Precision medicine is a medical approach for prevention, diagnosis and treatment of disease that is targeted or tailored to an individual’s unique genetic makeup. It is in contrast to the common one-size-fits-all approach, where disease treatment and prevention strategies are intended for the average person, with less consideration for the differences between individuals.
But so far, genomics studies on precision medicine have focused mainly on white European populations (78%) and neglect other races and ethnicities, according to an analysis published in the journal Cell. The rest of the individuals included in the studies were Asians (10%), Africans (2%), Hispanics (1%) and less than 1 percent for all other groups.
According to the report, ignoring genomic diversity can mean missing out on information that could benefit everyone.
The genetics of disease range from fairly simple to strangely complex. At one end are Mendelian diseases, where one gene variant essentially guarantees that you’ll have that disease, regardless of your genetic background. Examples are muscular dystrophy or Huntington’s disease.
At the other end are polygenic diseases which may be caused by many different genes called polygenes, together with environmental factors. Examples are hypertension or coronary artery disease. The lack of diversity in data sets can be particularly problematic for researchers studying polygenic diseases which vastly outnumber Mendelian diseases, making them a top research priority.

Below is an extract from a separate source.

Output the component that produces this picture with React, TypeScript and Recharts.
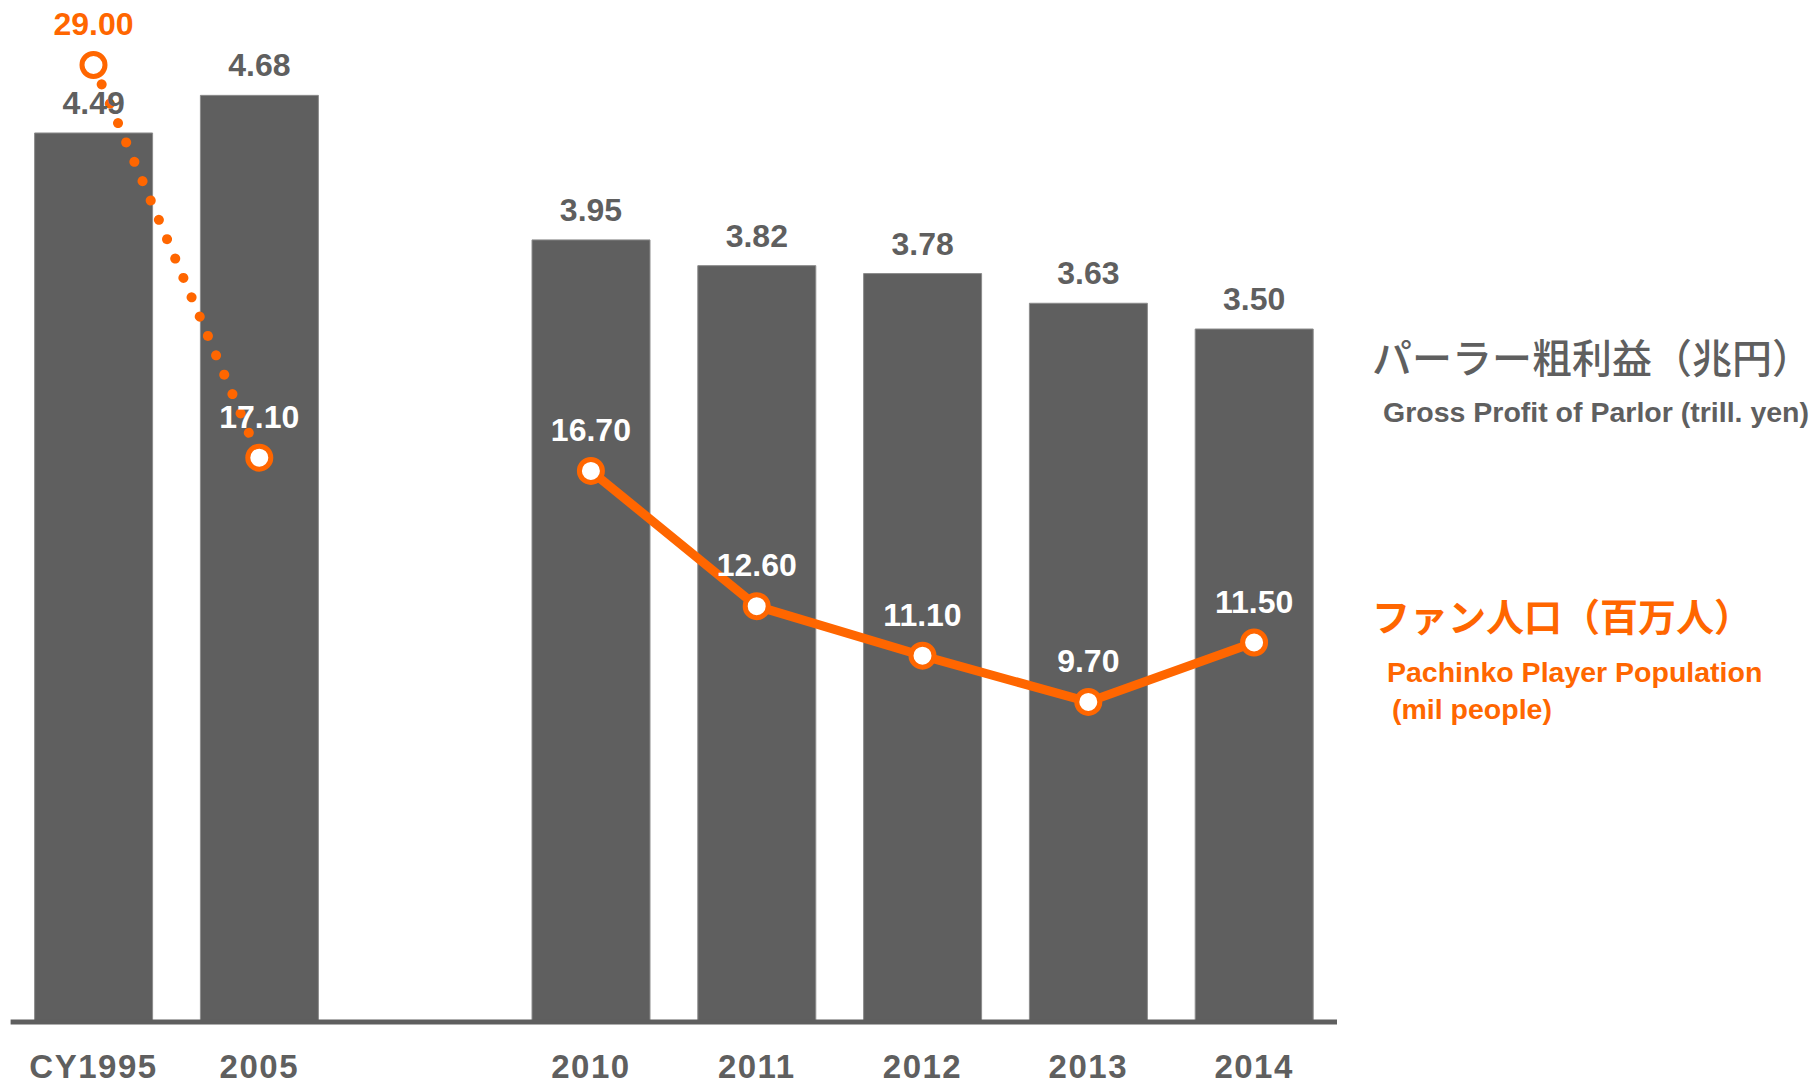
import { ComposedChart, Bar, Line, XAxis, YAxis, LabelList } from "recharts"

const years = ["CY1995", "2005", "", "2010", "2011", "2012", "2013", "2014"]
const grossProfit = [4.49, 4.68, null, 3.95, 3.82, 3.78, 3.63, 3.5]
const playersEarly = [29.0, 17.1, null, null, null, null, null, null]
const playersRecent = [null, null, null, 16.7, 12.6, 11.1, 9.7, 11.5]

const data = years.map((year, i) => ({
  year,
  profit: grossProfit[i],
  early: playersEarly[i],
  recent: playersRecent[i],
}))

const GRAY = "#5f5f5f"
const ORANGE = "#ff6600"
const NUM_FONT = "'Liberation Sans', Arial, sans-serif"
const JP_FONT = "'Noto Sans CJK JP', sans-serif"

const Marker = (props: any) => {
  const { cx, cy, value } = props
  if (value == null || cy == null) return null
  return <circle key={props.index} cx={cx} cy={cy} r={11.5} fill="#fff" stroke={ORANGE} strokeWidth={5} />
}

const barLabel = (props: any) => {
  const { x, y, width, value } = props
  if (value == null) return null
  return (
    <text x={x + width / 2} y={y - 19} textAnchor="middle" fill={GRAY} fontSize={32} fontWeight="bold" fontFamily={NUM_FONT}>
      {value.toFixed(2)}
    </text>
  )
}

const lineLabel = (props: any) => {
  const { x, y, value, index } = props
  if (value == null) return null
  return (
    <text x={x} y={y - 30} textAnchor="middle" fill={index === 0 ? ORANGE : "#fff"} fontSize={32} fontWeight="bold" fontFamily={NUM_FONT}>
      {value.toFixed(2)}
    </text>
  )
}

const YearTick = (props: any) => {
  const { x, y, payload } = props
  return (
    <text x={x} y={y + 56} textAnchor="middle" fill={GRAY} fontSize={33} fontWeight="bold" letterSpacing={1.5} fontFamily={NUM_FONT}>
      {payload.value}
    </text>
  )
}

export default function App() {
  return (
    <div style={{ position: "absolute", left: 0, top: 0, width: 1812, height: 1084, background: "#fff" }}>
      <ComposedChart width={1812} height={1084} data={data} margin={{ top: 32, right: 475, bottom: 2, left: 10.6 }}>
        <XAxis
          dataKey="year"
          height={60}
          tickLine={false}
          tickSize={0}
          tickMargin={0}
          axisLine={{ stroke: GRAY, strokeWidth: 5 }}
          tick={<YearTick />}
          interval={0}
        />
        <YAxis yAxisId="left" domain={[0, 5]} hide width={0} />
        <YAxis yAxisId="right" orientation="right" domain={[0, 30]} hide width={0} />
        <Bar yAxisId="left" dataKey="profit" fill={GRAY} stroke="#8c8c8c" strokeWidth={1} barSize={118} isAnimationActive={false}>
          <LabelList dataKey="profit" content={barLabel} />
        </Bar>
        <Line
          yAxisId="right"
          dataKey="early"
          stroke={ORANGE}
          strokeWidth={10}
          strokeDasharray="0.01 21"
          strokeLinecap="round"
          dot={<Marker />}
          activeDot={false}
          connectNulls={false}
          isAnimationActive={false}
        >
          <LabelList dataKey="early" content={lineLabel} />
        </Line>
        <Line
          yAxisId="right"
          dataKey="recent"
          stroke={ORANGE}
          strokeWidth={9}
          dot={<Marker />}
          activeDot={false}
          connectNulls={false}
          isAnimationActive={false}
        >
          <LabelList dataKey="recent" content={lineLabel} />
        </Line>
      </ComposedChart>
      <svg width={1812} height={1084} style={{ position: "absolute", left: 0, top: 0, pointerEvents: "none" }}>
        <text x={1372} y={373} fill={GRAY} fontSize={40} fontFamily={JP_FONT} fontWeight={500}>
          パーラー粗利益（兆円）
        </text>
        <text x={1383} y={422} fill={GRAY} fontSize={28.5} fontWeight="bold" fontFamily={NUM_FONT}>
          Gross Profit of Parlor (trill. yen)
        </text>
        <text x={1372} y={631} fill={ORANGE} fontSize={38} fontFamily={JP_FONT} fontWeight={700}>
          ファン人口（百万人）
        </text>
        <text x={1387} y={682} fill={ORANGE} fontSize={28.5} fontWeight="bold" fontFamily={NUM_FONT}>
          Pachinko Player Population
        </text>
        <text x={1392} y={719} fill={ORANGE} fontSize={28.5} fontWeight="bold" fontFamily={NUM_FONT}>
          (mil people)
        </text>
      </svg>
    </div>
  )
}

A researcher trying to identify the genes involved in a polygenic disease is like someone looking for an unknown number of needles in an enormous haystack.
For example, Sarah Tishkoff, an evolutionary geneticist at the Perelman School of Medicine at the University of Pennsylvania cites a gene that’s strongly associated with non-diabetic kidney disease. This is a rare condition among Europeans, but more common among West Africans because it provides some protection against sleeping sickness. Tishkoff says that if we’d only considered European variation, we’d have missed this example of how disease-causing genes can also be beneficial in some environments.
Aside from the changing genes, the genetic markers that act as signposts can get mixed up and rearranged in different populations, according to the authors. In fact, basic evolutionary theory predicts it.
Homo sapiens appeared in Africa approximately 300,000 to 200,000 years ago and left in small bursts of migration. Africans harbor much more genetic diversity than any other human population.
Every time a small band of humans left Africa, they carried only a small fraction of that diversity with them, and the populations that come from those migrants tend to have bigger chunks of the genome linked together.
A marker that accurately identified a gene that increased the risk of heart disease in Europeans might be miles away, genomically speaking, from that same gene in other populations, making the marker meaningless.
Tishkoff stresses that ignoring genomic diversity means that right now, precision medicine is worse, in some cases, for populations of non-European descent.
Alice Popejoy, a postdoctoral geneticist at Stanford University agrees, though she emphasizes that the genetics of health disparities is only a small part of the problem because “environment matters and widespread systemic and structural racism that exacerbates environmental effects are more important.”
“Funding agencies need to financially encourage studying ethnically diverse populations,” Tishkoff says. She added that it’s also important that researchers who collect genomic data from diverse populations make an effort to provide participants with their results.